→ **Instructions for the task**
Give the number of lines in the listing below that include the word "chart", with nothing more.

─── Data ───

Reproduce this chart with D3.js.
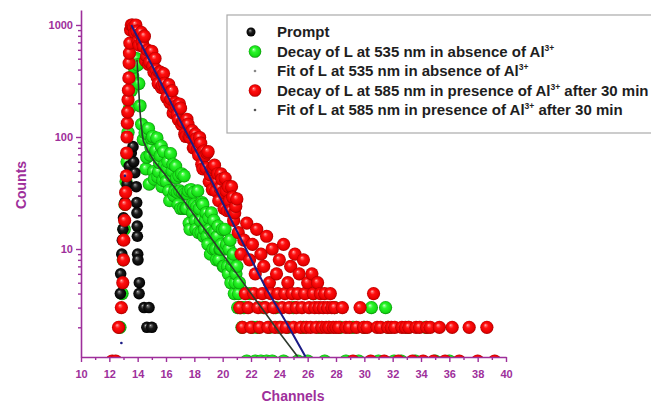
<!DOCTYPE html>
<html>
<head>
<meta charset="utf-8">
<script src="https://cdn.jsdelivr.net/npm/d3@7/dist/d3.min.js"></script>
<style>
    body { margin: 0; background: #fff; }
    text { font-family: Arial, "Liberation Sans", sans-serif; font-weight: bold; }
</style>
</head>
<body>
<div id="chart"></div>
<script>
// values, [channel, counts]
var promptData = [
    [12.7, 2], [12.78, 4], [12.8, 6], [12.88, 9], [12.92, 12], [12.96, 15], [13.0, 19], [13.1, 26],
    [13.25, 38], [13.4, 55], [13.55, 72], [13.67, 82], [13.72, 60], [13.8, 48], [13.9, 36], [13.93, 26],
    [13.95, 21], [13.97, 16], [13.98, 13], [14.0, 9], [14.02, 8], [14.12, 5], [14.1, 4], [14.45, 3],
    [14.8, 3], [14.65, 2], [15.0, 2]
];

var decay535 = [
    [12.75, 2], [12.9, 4], [12.98, 8], [13.05, 15], [13.1, 25], [13.18, 40], [13.25, 60], [13.32, 110],
    [13.42, 180], [13.55, 260], [13.65, 350], [13.75, 420], [13.85, 470], [13.92, 500], [14.0, 440],
    [14.08, 300], [14.17, 190], [14.28, 130], [14.4, 95],
    [14.52, 109], [14.58, 52], [14.64, 66], [14.7, 107], [14.76, 119], [14.82, 38], [14.88, 69], [14.94, 81],
    [15.0, 97], [15.06, 101], [15.12, 49], [15.18, 42], [15.24, 70], [15.3, 76], [15.36, 98], [15.42, 44],
    [15.48, 49], [15.54, 59], [15.6, 68], [15.66, 83], [15.72, 36], [15.78, 41], [15.84, 74], [15.9, 56],
    [15.96, 46], [16.02, 40], [16.08, 53], [16.14, 60], [16.2, 33], [16.26, 27], [16.32, 71], [16.38, 45],
    [16.44, 50], [16.5, 57], [16.56, 30], [16.62, 33], [16.68, 55], [16.74, 43], [16.8, 32], [16.86, 25],
    [16.92, 45], [16.98, 33], [17.04, 23], [17.1, 47], [17.16, 32], [17.22, 23], [17.28, 45], [17.34, 31],
    [17.4, 23], [17.46, 23], [17.52, 31], [17.58, 33], [17.64, 17], [17.7, 15], [17.76, 34], [17.82, 25],
    [17.88, 21], [17.94, 32], [18.0, 25], [18.06, 18], [18.12, 15], [18.18, 24], [18.24, 33], [18.3, 14],
    [18.36, 23], [18.42, 18], [18.48, 14], [18.54, 26], [18.6, 25], [18.66, 13], [18.72, 15], [18.78, 18],
    [18.84, 21], [18.9, 13], [18.96, 11], [19.02, 19], [19.08, 15], [19.14, 9], [19.2, 21], [19.26, 14],
    [19.32, 10], [19.38, 18], [19.44, 14], [19.5, 10], [19.56, 8], [19.62, 13], [19.68, 16], [19.74, 8],
    [19.8, 10], [19.86, 10], [19.92, 11], [19.98, 15], [20.04, 7], [20.1, 7], [20.16, 15], [20.22, 10],
    [20.28, 11], [20.34, 7], [20.4, 6], [20.46, 10], [20.52, 12], [20.58, 5], [20.64, 7], [20.7, 8],
    [20.76, 9], [20.82, 4], [20.88, 5], [20.94, 6], [21.0, 7], [21.06, 3], [21.12, 4], [21.18, 5], [21.24, 3],
    [21.3, 3], [21.36, 2], [21.5, 3], [21.7, 1], [21.9, 4], [22.1, 2], [22.3, 1], [22.45, 2], [22.7, 1],
    [22.9, 3], [23.1, 1], [23.3, 2], [23.5, 1], [23.75, 3], [24.0, 2], [24.3, 1], [24.6, 2], [25.0, 3],
    [25.3, 1], [25.7, 2], [26.0, 1], [26.4, 4], [26.8, 2], [27.2, 1], [27.5, 2], [27.9, 3], [28.3, 2],
    [28.7, 1], [29.2, 2], [29.6, 1], [30.0, 2], [30.5, 3], [31.0, 1], [31.5, 3], [31.7, 2], [32.1, 1],
    [32.6, 1], [33.1, 2], [33.6, 1], [34.35, 2], [35.0, 1], [36.0, 1]
];

var decay585 = [
    [12.2, 1], [12.45, 1], [12.65, 2], [12.85, 3], [12.95, 5], [13.0, 8], [13.02, 12], [13.08, 18],
    [13.12, 25], [13.15, 32], [13.2, 45], [13.22, 72], [13.25, 100], [13.27, 133], [13.3, 167], [13.32, 215],
    [13.35, 262], [13.38, 337], [13.4, 457], [13.42, 561], [13.45, 689], [13.5, 900], [13.55, 1000],
    [13.65, 1000], [13.725, 955], [13.8, 854], [13.875, 1000], [13.95, 883], [14.025, 721], [14.1, 661],
    [14.175, 835], [14.25, 859], [14.325, 701], [14.4, 643], [14.475, 794], [14.55, 480], [14.625, 530],
    [14.7, 597], [14.775, 445], [14.85, 467], [14.925, 578], [15.0, 581], [15.075, 432], [15.15, 379],
    [15.225, 502], [15.3, 400], [15.375, 342], [15.45, 300], [15.525, 379], [15.6, 380], [15.675, 276],
    [15.75, 291], [15.825, 368], [15.9, 301], [15.975, 269], [16.05, 225], [16.125, 277], [16.2, 293],
    [16.275, 203], [16.35, 218], [16.425, 258], [16.5, 164], [16.575, 184], [16.65, 203], [16.725, 190],
    [16.8, 159], [16.875, 143], [16.95, 197], [17.025, 181], [17.1, 129], [17.175, 138], [17.25, 136],
    [17.325, 106], [17.4, 101], [17.475, 144], [17.55, 130], [17.625, 101], [17.7, 99], [17.775, 109],
    [17.85, 114], [17.925, 80], [18.0, 80], [18.075, 106], [18.15, 97], [18.225, 79], [18.3, 69], [18.375, 99],
    [18.45, 88], [18.525, 57], [18.6, 52], [18.675, 75], [18.75, 68], [18.825, 53], [18.9, 72], [18.975, 74],
    [19.05, 40], [19.125, 46], [19.2, 51], [19.275, 34], [19.35, 53], [19.425, 56], [19.5, 33], [19.575, 40],
    [19.65, 47], [19.725, 27], [19.8, 35], [19.875, 47], [19.95, 42], [20.025, 32], [20.1, 23], [20.175, 43],
    [20.25, 33], [20.325, 22], [20.4, 36], [20.475, 27], [20.55, 22], [20.625, 36], [20.7, 29], [20.775, 18],
    [20.85, 21], [20.925, 24], [21.0, 28],
    [21.1, 14], [21.2, 3], [21.3, 9], [21.4, 2], [21.5, 12], [21.6, 4], [21.7, 17], [21.8, 3], [21.9, 8],
    [22.0, 2], [22.1, 11], [22.2, 4], [22.3, 6], [22.4, 15], [22.5, 3], [22.6, 2], [22.7, 9], [22.8, 4], [22.9, 7],
    [23.0, 3], [23.1, 13], [23.2, 2], [23.3, 5], [23.4, 4], [23.5, 10], [23.6, 3], [23.7, 2], [23.8, 6], [23.9, 4],
    [24.0, 8], [24.1, 2], [24.2, 3], [24.3, 11], [24.4, 4], [24.5, 2], [24.6, 5], [24.7, 3], [24.8, 7], [24.9, 4],
    [25.0, 2], [25.1, 9], [25.2, 3], [25.3, 4], [25.4, 6], [25.5, 2], [25.6, 3], [25.7, 8], [25.8, 4], [25.9, 2],
    [26.0, 5], [26.1, 3], [26.2, 2], [26.3, 6], [26.4, 4], [26.5, 3], [26.6, 2], [26.7, 5], [26.8, 3], [26.9, 4],
    [27.0, 2], [27.1, 3], [27.2, 4], [27.3, 2], [27.4, 3], [27.5, 2], [27.6, 4], [27.7, 3], [27.8, 2], [27.9, 3],
    [28.0, 2], [28.2, 2], [28.45, 3], [28.7, 2], [28.95, 2], [29.2, 1], [29.45, 2], [29.7, 3], [29.95, 2],
    [30.2, 2], [30.45, 1], [30.65, 4], [30.9, 2], [31.15, 2], [31.4, 1], [31.65, 2], [31.9, 2], [32.15, 2],
    [32.4, 1], [32.65, 2], [32.9, 2], [33.15, 2], [33.4, 1], [33.65, 2], [33.9, 2], [34.15, 1], [34.4, 2],
    [34.65, 2], [34.9, 1], [35.3, 2], [35.7, 1], [36.2, 2], [36.7, 1], [37.4, 2], [38.0, 1], [38.65, 2], [39.2, 1]
];

var fit535 = [
    [13.95, 490], [14.05, 300], [14.15, 180], [14.25, 125], [14.4, 92], [14.7, 76], [15.2, 60], [16.0, 45],
    [17.0, 30], [18.0, 20], [19.0, 13.5], [20.0, 9], [21.0, 6], [22.0, 4], [23.0, 2.7], [24.0, 1.8], [25.3, 1.09]
];

var fit585 = [
    [13.55, 1000], [15.0, 440], [17.0, 140], [19.0, 46], [21.0, 14.5], [23.0, 4.6], [24.5, 2.2], [25.85, 1.09]
];
var fit585Stray = [[12.85, 1.45], [13.1, 45]];

var xMajor = [10, 12, 14, 16, 18, 20, 22, 24, 26, 28, 30, 32, 34, 36, 38, 40],
    xMinor = [11, 13, 15, 17, 19, 21, 23, 25, 27, 29, 31, 33, 35, 37, 39],
    yMajor = [10, 100, 1000],
    yMinor = [2, 3, 4, 5, 6, 7, 8, 9, 20, 30, 40, 50, 60, 70, 80, 90, 200, 300, 400, 500, 600, 700, 800, 900];

var legendItems = [
    { kind: "prompt", text: "Prompt" },
    { kind: "green", text: "Decay of L at 535 nm in absence of Al", sup: "3+" },
    { kind: "fitG", text: "Fit of L at 535 nm in absence of Al", sup: "3+" },
    { kind: "red", text: "Decay of L at 585 nm in presence of Al", sup: "3+", tail: " after 30 min" },
    { kind: "fitR", text: "Fit of L at 585 nm in presence of Al", sup: "3+", tail: " after 30 min" }
];

var purple = "#9e2f9b";

var svg = d3.select("#chart").append("svg")
    .attr("width", 651)
    .attr("height", 403);

var x = d3.scaleLinear().domain([10, 40]).range([81, 506]),
    y = d3.scaleLog().domain([1.086, 1361]).range([357, 10]);

// shaded balls
var defs = svg.append("defs");
function ball(id, stops) {
    var g = defs.append("radialGradient").attr("id", id)
        .attr("cx", "50%").attr("cy", "50%").attr("r", "50%")
        .attr("fx", "38%").attr("fy", "32%");
    stops.forEach(function(s) {
        g.append("stop").attr("offset", s[0]).attr("stop-color", s[1]);
    });
}
ball("gRed", [["0%", "#ffd8d8"], ["12%", "#ff7070"], ["38%", "#ff1010"], ["82%", "#e80000"], ["100%", "#a80000"]]);
ball("gGreen", [["0%", "#eaffea"], ["12%", "#8aff8a"], ["38%", "#2af52a"], ["82%", "#14dc14"], ["100%", "#0a900a"]]);
ball("gBlack", [["0%", "#d8d8d8"], ["14%", "#707070"], ["45%", "#1a1a1a"], ["100%", "#000"]]);

defs.append("clipPath").attr("id", "plotClip")
    .append("rect").attr("x", 81).attr("y", 0).attr("width", 445).attr("height", 357);

var plot = svg.append("g").attr("clip-path", "url(#plotClip)");

function drawBalls(data, r, grad) {
    plot.append("g").selectAll("circle")
        .data(data)
        .enter().append("circle")
            .attr("cx", function(d) { return x(d[0]); })
            .attr("cy", function(d) { return y(d[1]); })
            .attr("r", r)
            .attr("fill", "url(#" + grad + ")");
}

drawBalls(decay535, 6.6, "gGreen");
drawBalls(promptData, 5.8, "gBlack");
drawBalls(decay585, 6.6, "gRed");

var line = d3.line()
    .x(function(d) { return x(d[0]); })
    .y(function(d) { return y(d[1]); });

plot.append("path").datum(fit535)
    .attr("d", line)
    .attr("fill", "none")
    .attr("stroke", "#2e3a2e")
    .attr("stroke-width", 1.6);

plot.append("path").datum(fit585)
    .attr("d", line)
    .attr("fill", "none")
    .attr("stroke", "#1b1b86")
    .attr("stroke-width", 2);

plot.append("g").selectAll("circle")
    .data(fit585Stray)
    .enter().append("circle")
        .attr("cx", function(d) { return x(d[0]); })
        .attr("cy", function(d) { return y(d[1]); })
        .attr("r", 1.3)
        .attr("fill", "#1b1b86");

// axes
var xAxis = d3.axisBottom(x)
    .tickValues(xMajor.concat(xMinor))
    .tickSize(5)
    .tickSizeOuter(0)
    .tickPadding(8)
    .tickFormat(function(d) { return xMajor.indexOf(d) >= 0 ? d : ""; });

var gx = svg.append("g").attr("transform", "translate(0,357)").call(xAxis);
gx.selectAll(".tick").filter(function(d) { return xMajor.indexOf(d) < 0; })
    .select("line").attr("y2", 3);

var yAxis = d3.axisLeft(y)
    .tickValues(yMajor.concat(yMinor))
    .tickSize(5)
    .tickSizeOuter(0)
    .tickPadding(3)
    .tickFormat(function(d) { return yMajor.indexOf(d) >= 0 ? d : ""; });

var gy = svg.append("g").attr("transform", "translate(81,0)").call(yAxis);
gy.selectAll(".tick").filter(function(d) { return yMajor.indexOf(d) < 0; })
    .select("line").attr("x2", -3);

[gx, gy].forEach(function(g) {
    g.select(".domain").attr("stroke", purple).attr("stroke-width", 1.6);
    g.selectAll(".tick line").attr("stroke", purple).attr("stroke-width", 1.4);
    g.selectAll(".tick text")
        .attr("fill", purple)
        .style("font-size", "11px")
        .style("font-family", "Arial, 'Liberation Sans', sans-serif")
        .style("font-weight", "bold");
});

svg.append("text")
    .attr("x", 293).attr("y", 401)
    .attr("text-anchor", "middle")
    .attr("fill", purple)
    .style("font-size", "14px")
    .text("Channels");

svg.append("text")
    .attr("transform", "translate(26,185) rotate(-90)")
    .attr("text-anchor", "middle")
    .attr("fill", purple)
    .style("font-size", "14px")
    .text("Counts");

// legend
var legend = svg.append("g");
legend.append("rect")
    .attr("x", 227).attr("y", 15)
    .attr("width", 440).attr("height", 118)
    .attr("fill", "#fff")
    .attr("stroke", "#aaa")
    .attr("stroke-width", 1.2);

legendItems.forEach(function(item, i) {
    var cy = 32 + i * 19.5;
    if (item.kind === "prompt") {
        legend.append("circle").attr("cx", 251).attr("cy", cy).attr("r", 4.5).attr("fill", "url(#gBlack)");
    } else if (item.kind === "green") {
        legend.append("circle").attr("cx", 255).attr("cy", cy).attr("r", 6.3).attr("fill", "url(#gGreen)");
    } else if (item.kind === "red") {
        legend.append("circle").attr("cx", 255).attr("cy", cy).attr("r", 6.3).attr("fill", "url(#gRed)");
    } else {
        legend.append("circle").attr("cx", 255).attr("cy", cy).attr("r", 1.3)
            .attr("fill", item.kind === "fitG" ? "#888" : "#555");
    }
    var t = legend.append("text")
        .attr("x", 277).attr("y", cy + 5)
        .attr("fill", "#1e1e1e")
        .style("font-size", "15px");
    t.append("tspan").text(item.text);
    if (item.sup) {
        t.append("tspan").attr("dy", -6).style("font-size", "8.5px").text(item.sup);
        if (item.tail) t.append("tspan").attr("dy", 6).text(item.tail);
    }
});
</script>
</body>
</html>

───

→ **Answer to this task**
3